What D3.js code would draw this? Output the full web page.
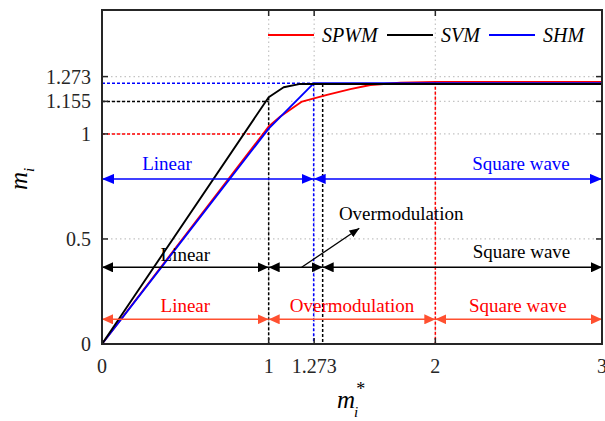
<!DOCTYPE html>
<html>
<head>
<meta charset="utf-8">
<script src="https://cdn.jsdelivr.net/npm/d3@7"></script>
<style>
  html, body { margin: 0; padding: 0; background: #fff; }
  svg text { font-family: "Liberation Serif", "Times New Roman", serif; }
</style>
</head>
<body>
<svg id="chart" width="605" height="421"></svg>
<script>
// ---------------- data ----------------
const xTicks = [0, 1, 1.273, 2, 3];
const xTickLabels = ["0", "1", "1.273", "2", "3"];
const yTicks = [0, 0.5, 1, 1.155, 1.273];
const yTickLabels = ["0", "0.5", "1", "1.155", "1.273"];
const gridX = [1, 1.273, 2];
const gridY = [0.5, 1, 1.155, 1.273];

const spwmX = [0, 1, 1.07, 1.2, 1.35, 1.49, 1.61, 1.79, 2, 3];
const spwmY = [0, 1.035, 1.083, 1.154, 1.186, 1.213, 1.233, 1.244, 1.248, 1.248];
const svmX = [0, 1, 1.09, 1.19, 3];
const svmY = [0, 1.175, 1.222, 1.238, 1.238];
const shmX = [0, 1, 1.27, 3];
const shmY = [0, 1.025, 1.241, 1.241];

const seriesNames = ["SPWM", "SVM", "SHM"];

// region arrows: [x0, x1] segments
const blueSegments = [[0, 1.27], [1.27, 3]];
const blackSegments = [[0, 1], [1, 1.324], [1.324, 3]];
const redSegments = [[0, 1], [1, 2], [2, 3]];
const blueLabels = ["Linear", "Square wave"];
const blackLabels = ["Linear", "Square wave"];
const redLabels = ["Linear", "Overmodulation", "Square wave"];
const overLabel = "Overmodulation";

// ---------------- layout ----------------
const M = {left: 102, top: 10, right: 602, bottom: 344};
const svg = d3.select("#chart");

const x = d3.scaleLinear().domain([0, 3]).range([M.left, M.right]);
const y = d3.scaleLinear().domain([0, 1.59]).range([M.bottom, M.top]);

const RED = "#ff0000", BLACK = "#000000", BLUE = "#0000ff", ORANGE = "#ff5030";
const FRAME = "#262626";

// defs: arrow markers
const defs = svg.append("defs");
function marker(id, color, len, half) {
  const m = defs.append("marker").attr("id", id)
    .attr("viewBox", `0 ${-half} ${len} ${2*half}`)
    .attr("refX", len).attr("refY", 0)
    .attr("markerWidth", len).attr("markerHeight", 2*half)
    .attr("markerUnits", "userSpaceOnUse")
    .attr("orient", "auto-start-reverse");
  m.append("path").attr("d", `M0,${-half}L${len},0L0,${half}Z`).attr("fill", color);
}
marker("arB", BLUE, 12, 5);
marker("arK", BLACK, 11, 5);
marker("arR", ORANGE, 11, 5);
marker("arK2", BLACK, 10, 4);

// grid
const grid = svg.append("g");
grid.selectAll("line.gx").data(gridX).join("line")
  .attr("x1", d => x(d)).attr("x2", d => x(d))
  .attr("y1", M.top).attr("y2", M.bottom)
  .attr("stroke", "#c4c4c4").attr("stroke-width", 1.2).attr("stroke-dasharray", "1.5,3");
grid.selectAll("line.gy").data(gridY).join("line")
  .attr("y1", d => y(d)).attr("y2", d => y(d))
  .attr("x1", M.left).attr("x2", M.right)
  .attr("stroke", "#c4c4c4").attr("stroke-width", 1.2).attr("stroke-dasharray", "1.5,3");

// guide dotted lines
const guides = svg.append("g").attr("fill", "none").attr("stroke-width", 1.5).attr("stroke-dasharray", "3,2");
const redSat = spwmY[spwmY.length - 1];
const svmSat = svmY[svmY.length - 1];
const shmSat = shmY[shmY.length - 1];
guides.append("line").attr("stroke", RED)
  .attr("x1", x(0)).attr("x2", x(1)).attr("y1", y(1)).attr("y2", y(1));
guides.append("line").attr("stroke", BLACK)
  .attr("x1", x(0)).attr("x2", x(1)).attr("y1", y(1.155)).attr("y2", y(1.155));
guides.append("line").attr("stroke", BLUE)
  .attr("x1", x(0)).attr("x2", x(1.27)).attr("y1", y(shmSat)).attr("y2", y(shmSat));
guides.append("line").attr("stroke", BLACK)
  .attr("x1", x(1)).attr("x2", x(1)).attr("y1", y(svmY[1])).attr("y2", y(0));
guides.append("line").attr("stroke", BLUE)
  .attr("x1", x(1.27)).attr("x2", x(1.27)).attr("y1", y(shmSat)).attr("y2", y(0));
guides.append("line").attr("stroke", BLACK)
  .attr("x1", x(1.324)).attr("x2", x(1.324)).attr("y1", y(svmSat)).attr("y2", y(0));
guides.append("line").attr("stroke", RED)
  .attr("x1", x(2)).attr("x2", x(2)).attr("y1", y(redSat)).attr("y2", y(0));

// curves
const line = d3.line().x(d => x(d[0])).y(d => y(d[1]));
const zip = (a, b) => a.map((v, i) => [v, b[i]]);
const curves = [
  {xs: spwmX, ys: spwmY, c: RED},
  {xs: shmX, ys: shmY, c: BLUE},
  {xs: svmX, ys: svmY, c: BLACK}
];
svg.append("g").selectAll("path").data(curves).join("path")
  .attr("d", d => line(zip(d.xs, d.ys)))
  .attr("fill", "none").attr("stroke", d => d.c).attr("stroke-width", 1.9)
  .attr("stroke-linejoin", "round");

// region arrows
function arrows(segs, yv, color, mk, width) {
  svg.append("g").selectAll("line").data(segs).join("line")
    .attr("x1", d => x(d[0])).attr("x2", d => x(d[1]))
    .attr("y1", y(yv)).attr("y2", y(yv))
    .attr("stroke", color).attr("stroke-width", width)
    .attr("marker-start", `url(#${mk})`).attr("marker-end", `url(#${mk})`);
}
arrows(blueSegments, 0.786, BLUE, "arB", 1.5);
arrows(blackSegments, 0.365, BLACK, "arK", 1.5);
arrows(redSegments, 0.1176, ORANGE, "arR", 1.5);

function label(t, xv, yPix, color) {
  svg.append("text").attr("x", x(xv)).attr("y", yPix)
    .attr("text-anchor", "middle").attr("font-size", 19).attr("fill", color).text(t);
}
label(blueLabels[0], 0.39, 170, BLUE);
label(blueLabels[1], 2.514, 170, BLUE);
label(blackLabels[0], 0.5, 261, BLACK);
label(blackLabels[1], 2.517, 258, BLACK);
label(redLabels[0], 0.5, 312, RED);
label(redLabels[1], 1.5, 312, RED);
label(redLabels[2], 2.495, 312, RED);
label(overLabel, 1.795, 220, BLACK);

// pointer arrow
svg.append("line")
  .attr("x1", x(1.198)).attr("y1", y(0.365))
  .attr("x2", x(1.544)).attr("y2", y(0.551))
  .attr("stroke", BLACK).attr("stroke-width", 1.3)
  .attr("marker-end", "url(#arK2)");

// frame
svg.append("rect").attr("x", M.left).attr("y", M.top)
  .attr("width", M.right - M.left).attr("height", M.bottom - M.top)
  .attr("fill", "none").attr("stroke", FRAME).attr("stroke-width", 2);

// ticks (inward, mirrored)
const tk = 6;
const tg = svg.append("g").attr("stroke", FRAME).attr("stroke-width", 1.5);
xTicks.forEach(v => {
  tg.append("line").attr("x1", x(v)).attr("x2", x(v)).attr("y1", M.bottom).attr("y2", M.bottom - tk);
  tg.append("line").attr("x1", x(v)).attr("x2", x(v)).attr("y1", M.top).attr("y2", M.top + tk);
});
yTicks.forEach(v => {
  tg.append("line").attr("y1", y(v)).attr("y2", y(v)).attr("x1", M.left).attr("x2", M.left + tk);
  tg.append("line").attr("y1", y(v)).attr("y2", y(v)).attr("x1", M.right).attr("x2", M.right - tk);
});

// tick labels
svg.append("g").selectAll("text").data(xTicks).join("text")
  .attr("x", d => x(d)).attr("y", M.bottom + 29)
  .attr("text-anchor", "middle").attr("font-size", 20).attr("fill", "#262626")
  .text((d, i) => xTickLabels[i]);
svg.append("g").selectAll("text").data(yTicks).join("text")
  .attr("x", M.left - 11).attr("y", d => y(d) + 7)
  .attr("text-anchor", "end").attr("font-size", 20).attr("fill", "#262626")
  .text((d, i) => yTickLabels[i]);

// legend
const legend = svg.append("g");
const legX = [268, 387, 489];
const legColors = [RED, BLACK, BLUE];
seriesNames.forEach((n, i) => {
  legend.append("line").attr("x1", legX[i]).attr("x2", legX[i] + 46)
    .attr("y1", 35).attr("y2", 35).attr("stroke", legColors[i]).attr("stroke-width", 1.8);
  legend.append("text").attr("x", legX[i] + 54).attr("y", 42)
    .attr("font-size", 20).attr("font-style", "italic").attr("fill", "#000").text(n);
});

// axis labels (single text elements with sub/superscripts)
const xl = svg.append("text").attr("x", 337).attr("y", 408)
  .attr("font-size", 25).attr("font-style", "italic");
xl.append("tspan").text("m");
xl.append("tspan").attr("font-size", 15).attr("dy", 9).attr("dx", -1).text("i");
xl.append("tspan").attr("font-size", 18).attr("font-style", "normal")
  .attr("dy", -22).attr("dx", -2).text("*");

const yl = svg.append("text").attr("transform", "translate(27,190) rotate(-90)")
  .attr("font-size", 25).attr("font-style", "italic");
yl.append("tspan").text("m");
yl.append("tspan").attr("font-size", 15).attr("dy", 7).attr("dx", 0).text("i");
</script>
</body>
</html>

GOAL OF THE EXERCISE:
Transcribe exactly, with no pictures, the lines running from the first line of the material through the line holding "const gridY = [0.5, 1, 1.155, 1.273];".

EXERCISE ANSWER:
What D3.js code would draw this? Output the full web page.
<!DOCTYPE html>
<html>
<head>
<meta charset="utf-8">
<script src="https://cdn.jsdelivr.net/npm/d3@7"></script>
<style>
  html, body { margin: 0; padding: 0; background: #fff; }
  svg text { font-family: "Liberation Serif", "Times New Roman", serif; }
</style>
</head>
<body>
<svg id="chart" width="605" height="421"></svg>
<script>
// ---------------- data ----------------
const xTicks = [0, 1, 1.273, 2, 3];
const xTickLabels = ["0", "1", "1.273", "2", "3"];
const yTicks = [0, 0.5, 1, 1.155, 1.273];
const yTickLabels = ["0", "0.5", "1", "1.155", "1.273"];
const gridX = [1, 1.273, 2];
const gridY = [0.5, 1, 1.155, 1.273];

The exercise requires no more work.